Pollster gauges Arab opinion


Adam Pechter ’93, who owns a political polling company, told students Sunday afternoon about the importance of garnering honest responses in measuring shifting public opinion in the Middle East.

Pechter spoke to about 15 students at a Master’s Tea in Silliman College Sunday afternoon about his company, Pechter Polls, which conducts polls in Middle Eastern countries by training local employees to collect data from their own communities. Pechter said he thinks this method avoids what he called the biases of Western pollsters and can help pinpoint the source of conflicts in the Middle East, such as those during the recent “Arab Spring.”

“It’s necessary to have the [most honest] response possible, where the responders feel the most comfortable,” he said. “We need valid feedback from these populations.”

Pechter Polls is most often employed by either the United States government or the governments of Middle Eastern countries to survey opinions on leadership, new initiatives and relations between countries, he said.

He added that his company, which he founded about two years ago, tries to design surveys to yield the most accurate results within the context of different cultures.
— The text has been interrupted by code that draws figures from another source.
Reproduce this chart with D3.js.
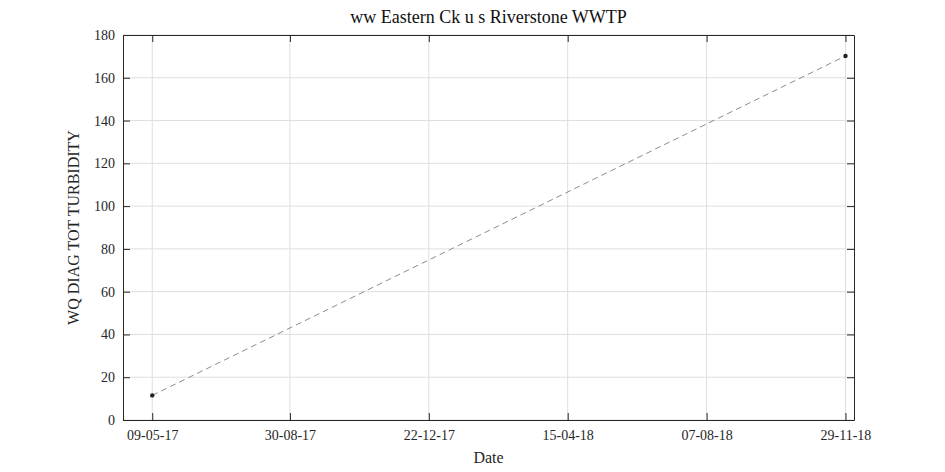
<!DOCTYPE html>
<html><head><meta charset="utf-8">
<script src="https://cdn.jsdelivr.net/npm/d3@7"></script>
<style>body{margin:0;background:#fff}text{font-family:"Liberation Serif","DejaVu Serif",serif}</style>
</head><body><div id="chart"></div>
<script>
var dates = ["2017-05-09", "2018-11-29"];
var values = [11.5, 170.2];
var tickDates = ["2017-05-09", "2017-08-30", "2017-12-22", "2018-04-15", "2018-08-07", "2018-11-29"];
var yTicks = [0, 20, 40, 60, 80, 100, 120, 140, 160, 180];

var parse = d3.timeParse("%Y-%m-%d");
var fmt = d3.timeFormat("%d-%m-%y");
var margin = {top: 35, right: 91, bottom: 52, left: 123},
    width = 945 - margin.left - margin.right,
    height = 472 - margin.top - margin.bottom;

var svg = d3.select("#chart").append("svg")
    .attr("width", 945).attr("height", 472)
  .append("g")
    .attr("transform", "translate(" + margin.left + "," + margin.top + ")");

var t0 = parse(dates[0]), t1 = parse(dates[1]);
var x = d3.scaleTime()
    .domain([d3.timeDay.offset(t0, -23.8), d3.timeDay.offset(t1, 7.4)])
    .range([0, width]);
var y = d3.scaleLinear().domain([0, 180]).range([height, 0]);
var tks = tickDates.map(parse);

// grid
svg.append("g").selectAll("line").data(tks).enter().append("line")
    .attr("x1", d => x(d)).attr("x2", d => x(d)).attr("y1", 0).attr("y2", height)
    .attr("stroke", "#dfdfdf");
svg.append("g").selectAll("line").data(yTicks).enter().append("line")
    .attr("y1", d => y(d)).attr("y2", d => y(d)).attr("x1", 0).attr("x2", width)
    .attr("stroke", "#dfdfdf");

// axes with inward ticks
function style(g) { g.select(".domain").attr("stroke", "#262626"); g.selectAll("line").attr("stroke", "#262626");
  g.selectAll("text").attr("font-size", 14).attr("fill", "#262626"); }
svg.append("g").attr("transform", "translate(0," + height + ")")
    .call(d3.axisBottom(x).tickValues(tks).tickFormat(fmt).tickSizeInner(-7).tickSizeOuter(0).tickPadding(10))
    .call(style);
svg.append("g").call(d3.axisTop(x).tickValues(tks).tickFormat("").tickSizeInner(-7).tickSizeOuter(0)).call(style);
svg.append("g")
    .call(d3.axisLeft(y).tickValues(yTicks).tickSizeInner(-7).tickSizeOuter(0).tickPadding(8))
    .call(style);
svg.append("g").attr("transform", "translate(" + width + ",0)")
    .call(d3.axisRight(y).tickValues(yTicks).tickFormat("").tickSizeInner(-7).tickSizeOuter(0)).call(style);

var pts = dates.map((d, i) => ({t: parse(d), v: values[i]}));
svg.append("path").datum(pts)
    .attr("d", d3.line().x(d => x(d.t)).y(d => y(d.v)))
    .attr("fill", "none").attr("stroke", "#8c8c8c").attr("stroke-dasharray", "6,4");
svg.selectAll("circle.p").data(pts).enter().append("circle")
    .attr("cx", d => x(d.t)).attr("cy", d => y(d.v)).attr("r", 2.2).attr("fill", "#222");

svg.append("text").attr("x", width / 2).attr("y", -12).attr("text-anchor", "middle")
    .attr("font-size", 18).attr("fill", "#111").text("ww Eastern Ck u s Riverstone WWTP");
svg.append("text").attr("x", width / 2).attr("y", height + 43).attr("text-anchor", "middle")
    .attr("font-size", 16).attr("fill", "#262626").text("Date");
svg.append("text").attr("transform", "translate(-44," + height / 2 + ") rotate(-90)")
    .attr("text-anchor", "middle").attr("font-size", 16).attr("fill", "#262626").text("WQ DIAG TOT TURBIDITY");
</script></body></html>
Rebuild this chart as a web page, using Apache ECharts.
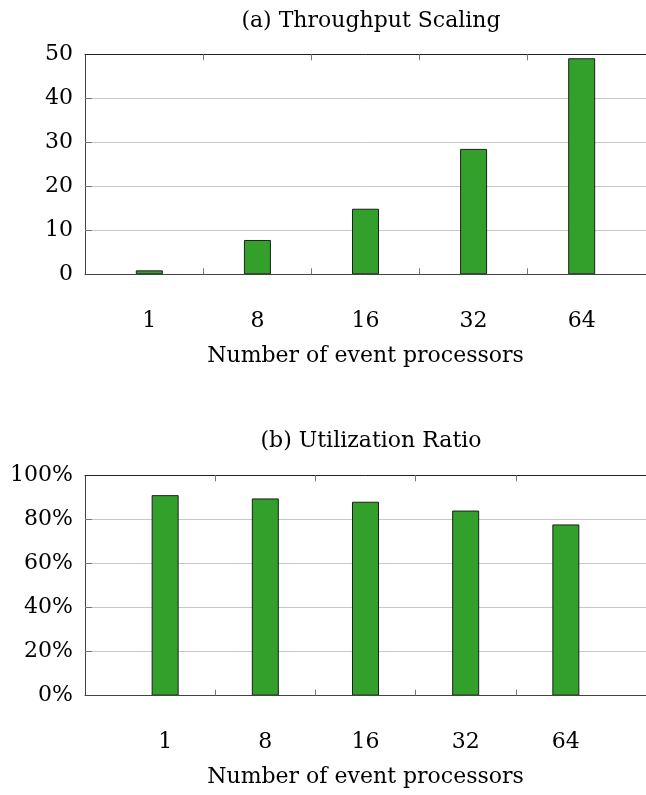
<!DOCTYPE html>
<html>
<head>
<meta charset="utf-8">
<script src="https://cdn.jsdelivr.net/npm/echarts@6/dist/echarts.min.js"></script>
<style>
  html, body { margin: 0; padding: 0; background: #fff; }
  #chart { width: 646px; height: 795px; }
</style>
</head>
<body>
<div id="chart"></div>
<script>
// ---- data ----
const categories = ['1', '8', '16', '32', '64'];
const throughput = [0.9, 7.8, 14.9, 28.5, 49.1];
const utilization = [91, 89.5, 88, 84, 77.7];
const titleA = '(a) Throughput Scaling';
const titleB = '(b) Utilization Ratio';
const xName = 'Number of event processors';
const throughputTicks = { min: 0, max: 50, interval: 10 };
const utilizationTicks = { min: 0, max: 100, interval: 20 };

const FONT = 'DejaVu Serif';
const FS = 22;
const catIdx = categories.map((c, i) => i);
const bounds = categories.slice(1).map((c, i) => i + 0.5);

function bottomX(grid, min, max) {
  return {
    gridIndex: grid, type: 'value', position: 'bottom', min: min, max: max, z: 3,
    axisLine: { show: true, onZero: false, lineStyle: { color: '#444', width: 1 } },
    axisTick: { show: true, inside: true, length: 6, customValues: bounds, lineStyle: { color: '#777' } },
    axisLabel: { show: true, customValues: catIdx, formatter: v => categories[Math.round(v)],
      margin: 36, fontSize: FS, fontFamily: FONT, color: '#000' },
    splitLine: { show: false },
    name: xName, nameLocation: 'middle', nameGap: 71,
    nameTextStyle: { fontSize: FS, fontFamily: FONT, color: '#000' }
  };
}
function topX(grid, min, max) {
  return {
    gridIndex: grid, type: 'value', position: 'top', min: min, max: max, z: 3,
    axisLine: { show: true, onZero: false, lineStyle: { color: '#222', width: 1 } },
    axisTick: { show: true, inside: true, length: 6, customValues: bounds, lineStyle: { color: '#777' } },
    axisLabel: { show: false },
    splitLine: { show: false }
  };
}
function yAx(grid, t, fmt) {
  return {
    gridIndex: grid, type: 'value', position: 'left', min: t.min, max: t.max, interval: t.interval,
    axisLine: { show: true, onZero: false, lineStyle: { color: '#444', width: 1 } },
    axisTick: { show: true, inside: true, length: 7, lineStyle: { color: '#777' } },
    axisLabel: { margin: 12, fontSize: FS, fontFamily: FONT, color: '#000', formatter: fmt },
    splitLine: { show: true, lineStyle: { color: '#c8c8c8', width: 1 } }
  };
}
const barStyle = { color: '#33a02c', borderColor: '#1e1e1e', borderWidth: 1 };

const chart = echarts.init(document.getElementById('chart'), null, { renderer: 'canvas' });
chart.setOption({
  animation: false,
  backgroundColor: '#fff',
  grid: [
    { left: 85, top: 54.3, width: 572, height: 220 },
    { left: 85, top: 475.3, width: 572, height: 220.3 }
  ],
  graphic: [
    { type: 'text', x: 371, y: 21, style: { text: titleA, font: FS + 'px "' + FONT + '"', fill: '#000', align: 'center', verticalAlign: 'middle' } },
    { type: 'text', x: 371, y: 441, style: { text: titleB, font: FS + 'px "' + FONT + '"', fill: '#000', align: 'center', verticalAlign: 'middle' } }
  ],
  xAxis: [
    bottomX(0, -0.595, 4.595),
    topX(0, -0.595, 4.595),
    bottomX(1, -0.8, 4.8),
    topX(1, -0.8, 4.8)
  ],
  yAxis: [
    yAx(0, throughputTicks, '{value}'),
    yAx(1, utilizationTicks, '{value}%')
  ],
  series: [
    { type: 'bar', xAxisIndex: 0, yAxisIndex: 0, barWidth: 27, z: 2,
      data: throughput.map((v, i) => [i, v]), itemStyle: barStyle },
    { type: 'bar', xAxisIndex: 2, yAxisIndex: 1, barWidth: 27, z: 2,
      data: utilization.map((v, i) => [i, v]), itemStyle: barStyle }
  ]
});
</script>
</body>
</html>
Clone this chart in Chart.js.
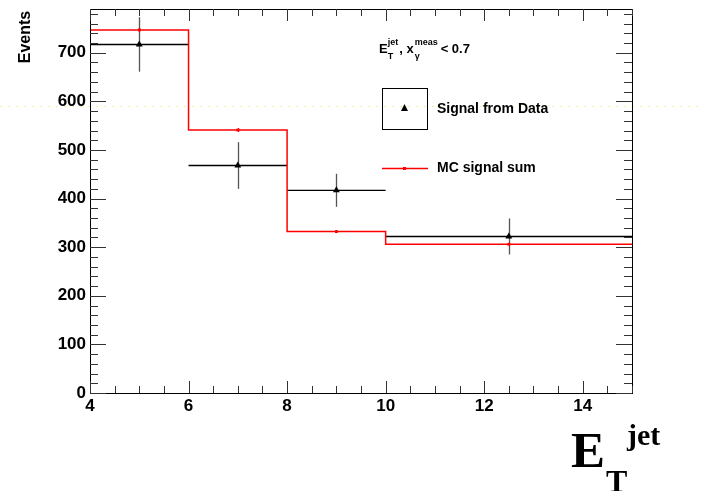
<!DOCTYPE html>
<html>
<head>
<meta charset="utf-8">
<script src="https://cdn.jsdelivr.net/npm/chart.js@4/dist/chart.umd.min.js"></script>
<style>
  html, body { margin: 0; padding: 0; background: #fff; }
  #wrap { width: 702px; height: 491px; }
</style>
</head>
<body>
<div id="wrap"><canvas id="plot" width="702" height="491"></canvas></div>
<script>
// bins of E_T^jet
const binLow = [4, 6, 8, 10];
const binHigh = [6, 8, 10, 15];
const binCenter = [5, 7, 9, 12.5];
// signal from data
const dataVals = [717, 468, 417, 322];
const dataErr = [56, 48, 34, 37];
// MC signal sum
const mcVals = [747, 541, 332, 306];
const mcErr = [4, 4, 3, 3];
// stray dotted line left in the picture
const strayLevel = 591;
const yTickLabels = [0, 100, 200, 300, 400, 500, 600, 700];
const xTickLabels = [4, 6, 8, 10, 12, 14];

// histogram outline for MC (stepped)
const mcSteps = [];
for (let i = 0; i < binLow.length; i++) mcSteps.push({x: binLow[i], y: mcVals[i]});
mcSteps.push({x: binHigh[binHigh.length - 1], y: mcVals[mcVals.length - 1]});

// horizontal bars for data, broken between bins
const dataBars = [];
for (let i = 0; i < binLow.length; i++) {
    dataBars.push({x: binLow[i], y: dataVals[i]});
    dataBars.push({x: binHigh[i], y: dataVals[i]});
    dataBars.push({x: binHigh[i], y: null});
}

const SANS = '"Liberation Sans", Arial, sans-serif';
const SERIF = '"Liberation Serif", "Times New Roman", serif';

const rootFrame = {
    id: 'rootFrame',
    beforeDatasetsDraw(chart) {
        const ctx = chart.ctx;
        const x = chart.scales.x, y = chart.scales.y;
        ctx.save();
        // faint yellow dotted line across the page
        ctx.strokeStyle = 'rgba(235,235,120,0.7)';
        ctx.lineWidth = 1;
        ctx.setLineDash([2, 6]);
        const py = Math.round(y.getPixelForValue(strayLevel)) + 0.5;
        ctx.beginPath();
        ctx.moveTo(0, py);
        ctx.lineTo(chart.width, py);
        ctx.stroke();
        ctx.setLineDash([]);
        // error bars
        ctx.lineWidth = 1.3;
        ctx.strokeStyle = '#555';
        for (let i = 0; i < binCenter.length; i++) {
            const px = Math.round(x.getPixelForValue(binCenter[i])) + 0.5;
            ctx.beginPath();
            ctx.moveTo(px, y.getPixelForValue(dataVals[i] + dataErr[i]));
            ctx.lineTo(px, y.getPixelForValue(dataVals[i] - dataErr[i]));
            ctx.stroke();
        }
        ctx.strokeStyle = 'red';
        for (let i = 0; i < binCenter.length; i++) {
            const px = Math.round(x.getPixelForValue(binCenter[i])) + 0.5;
            ctx.beginPath();
            ctx.moveTo(px, y.getPixelForValue(mcVals[i] + mcErr[i]));
            ctx.lineTo(px, y.getPixelForValue(mcVals[i] - mcErr[i]));
            ctx.stroke();
        }
        ctx.restore();
    },
    afterDatasetsDraw(chart) {
        const ctx = chart.ctx;
        const x = chart.scales.x, y = chart.scales.y;
        const a = chart.chartArea;
        ctx.save();
        // frame
        ctx.strokeStyle = '#000';
        ctx.lineWidth = 1;
        ctx.strokeRect(Math.round(a.left) + 0.5, Math.round(a.top) + 0.5,
            Math.round(a.right - a.left), Math.round(a.bottom - a.top));
        // y ticks, both sides
        ctx.strokeStyle = '#333';
        for (let v = 0; v <= 780; v += 20) {
            const py = Math.round(y.getPixelForValue(v)) + 0.5;
            const len = v % 100 === 0 ? 16 : 8;
            ctx.beginPath();
            ctx.moveTo(a.left, py); ctx.lineTo(a.left + len, py);
            ctx.moveTo(a.right, py); ctx.lineTo(a.right - len, py);
            ctx.stroke();
        }
        // x ticks, bottom and top
        for (let v = 4; v <= 15; v += 0.5) {
            const px = Math.round(x.getPixelForValue(v)) + 0.5;
            const len = v % 2 === 0 ? 12 : 7;
            ctx.beginPath();
            ctx.moveTo(px, a.bottom); ctx.lineTo(px, a.bottom - len);
            ctx.moveTo(px, a.top); ctx.lineTo(px, a.top + len);
            ctx.stroke();
        }
        ctx.restore();
    },
    afterDraw(chart) {
        const ctx = chart.ctx;
        ctx.save();
        ctx.fillStyle = '#000';
        ctx.textBaseline = 'alphabetic';

        // y title
        ctx.save();
        ctx.translate(30, 37);
        ctx.rotate(-Math.PI / 2);
        ctx.font = 'bold 16px ' + SANS;
        ctx.textAlign = 'center';
        ctx.fillText('Events', 0, 0);
        ctx.restore();

        // x title E_T^jet
        ctx.textAlign = 'left';
        ctx.font = 'bold 51px ' + SERIF;
        ctx.fillText('E', 571, 467);
        ctx.font = 'bold 32px ' + SERIF;
        ctx.fillText('T', 606, 492);
        ctx.font = 'bold 30px ' + SERIF;
        ctx.fillText('jet', 627, 445);

        // selection label
        let tx = 379;
        ctx.font = 'bold 13px ' + SANS;
        ctx.fillText('E', tx, 53);
        tx += ctx.measureText('E').width;
        ctx.font = 'bold 9px ' + SANS;
        ctx.fillText('T', tx, 59);
        ctx.fillText('jet', tx, 45);
        tx += ctx.measureText('jet').width + 1;
        ctx.font = 'bold 13px ' + SANS;
        ctx.fillText(', x', tx, 53);
        tx += ctx.measureText(', x').width + 1;
        ctx.font = 'bold 9px ' + SANS;
        ctx.fillText('\u03b3', tx, 59);
        ctx.fillText('meas', tx, 45);
        tx += ctx.measureText('meas').width + 3;
        ctx.font = 'bold 13px ' + SANS;
        ctx.fillText('< 0.7', tx, 53);

        // legend
        ctx.strokeStyle = '#000';
        ctx.lineWidth = 1;
        ctx.strokeRect(382.5, 88.5, 45, 41);
        ctx.beginPath();
        ctx.moveTo(404.5, 104); ctx.lineTo(408, 111); ctx.lineTo(401, 111);
        ctx.closePath();
        ctx.fill();
        ctx.strokeStyle = 'red';
        ctx.lineWidth = 1.3;
        ctx.beginPath();
        ctx.moveTo(382, 168.5); ctx.lineTo(428, 168.5);
        ctx.stroke();
        ctx.fillStyle = 'red';
        ctx.fillRect(403, 167, 3, 3);
        ctx.fillStyle = '#000';
        ctx.font = 'bold 14px ' + SANS;
        ctx.textBaseline = 'middle';
        ctx.fillText('Signal from Data', 437, 109);
        ctx.fillText('MC signal sum', 437, 168);
        ctx.restore();
    }
};

new Chart(document.getElementById('plot'), {
    type: 'line',
    data: {
        datasets: [
            {
                label: 'MC signal sum',
                data: mcSteps,
                stepped: 'before',
                borderColor: 'red',
                borderWidth: 1.5,
                pointRadius: 0,
                fill: false
            },
            {
                label: 'MC points',
                data: binCenter.map((c, i) => ({x: c, y: mcVals[i]})),
                showLine: false,
                pointStyle: 'rect',
                pointRadius: 2,
                backgroundColor: 'red',
                borderColor: 'red',
                borderWidth: 0
            },
            {
                label: 'Data bins',
                data: dataBars,
                borderColor: '#000',
                borderWidth: 1.3,
                pointRadius: 0,
                spanGaps: false,
                fill: false
            },
            {
                label: 'Signal from Data',
                data: binCenter.map((c, i) => ({x: c, y: dataVals[i]})),
                showLine: false,
                pointStyle: 'triangle',
                pointRadius: 4,
                backgroundColor: '#000',
                borderColor: '#000',
                borderWidth: 0
            }
        ]
    },
    options: {
        responsive: false,
        animation: false,
        devicePixelRatio: 1,
        layout: { padding: { top: 9, right: 70, left: 0, bottom: 0 } },
        plugins: { legend: { display: false }, tooltip: { enabled: false } },
        scales: {
            x: {
                type: 'linear',
                min: 4,
                max: 15,
                grid: { display: false, drawTicks: false },
                border: { display: false },
                afterFit(scale) {
                    scale.height = 98;
                    scale.paddingLeft = 0;
                    scale.paddingRight = 0;
                },
                afterBuildTicks(scale) {
                    scale.ticks = xTickLabels.map(v => ({value: v}));
                },
                ticks: {
                    padding: 3,
                    color: '#000',
                    font: { family: SANS, size: 17, weight: 'bold' },
                    maxRotation: 0
                }
            },
            y: {
                type: 'linear',
                min: 0,
                max: 790,
                grid: { display: false, drawTicks: false },
                border: { display: false },
                afterFit(scale) {
                    scale.width = 90;
                    scale.paddingTop = 0;
                    scale.paddingBottom = 0;
                },
                afterBuildTicks(scale) {
                    scale.ticks = yTickLabels.map(v => ({value: v}));
                },
                ticks: {
                    padding: 4,
                    color: '#000',
                    font: { family: SANS, size: 17, weight: 'bold' }
                }
            }
        }
    },
    plugins: [rootFrame]
});
</script>
</body>
</html>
He gave many examples of data collected in several Middle Eastern countries showing that similar questions often prompt different answers depending on the nationality of interviewers and the wording of questions.

“So much depends on the re-wording of questions, and knowing which questions to ask,” Pechter said.

Pechter also used data from East Jerusalem, an area that had never previously been polled, to show that many Palestinians would prefer to live in Israel if two separate states formed. He said these results often seem counterintuitive to Westerners, such as his clients who commission the polls, since they do not always understand the Middle Eastern perspective.

Though he believes that his methods are a way to better understand the source of conflicts in the Middle East, Pechter said that many members of the United States government do not always trust the inherently inexact nature of polls.

He concluded his talk by encouraging students to enter the polling industry themselves.

“This is a field of research where we need more talent,” he said. “You really need creative people working, probing and thinking about it.”

Two audience members interviewed both said they found the talk interesting, and Aaron Gertler ’15 said it even gave him an idea to start a project of his own, which he described as predicting when the tipping point for revolution occurs in tumultuous countries by examining popular sentiment. Gertler added that he thought Pechter’s methods helped to give voice to underrepresented peoples.

“I was impressed with his methods to work around oppression in these areas,” Gertler said. “This is something that we could make more use of in repressive countries.”

Silliman Master Judith Krauss attributed the company’s success to its unique polling style, adding that she does not think Middle Easterners are truly comfortable expressing themselves to American pollsters.

Pechter Polls was founded by Adam Pechter and Dr. David Pollock, and is based in Princeton, New Jersey.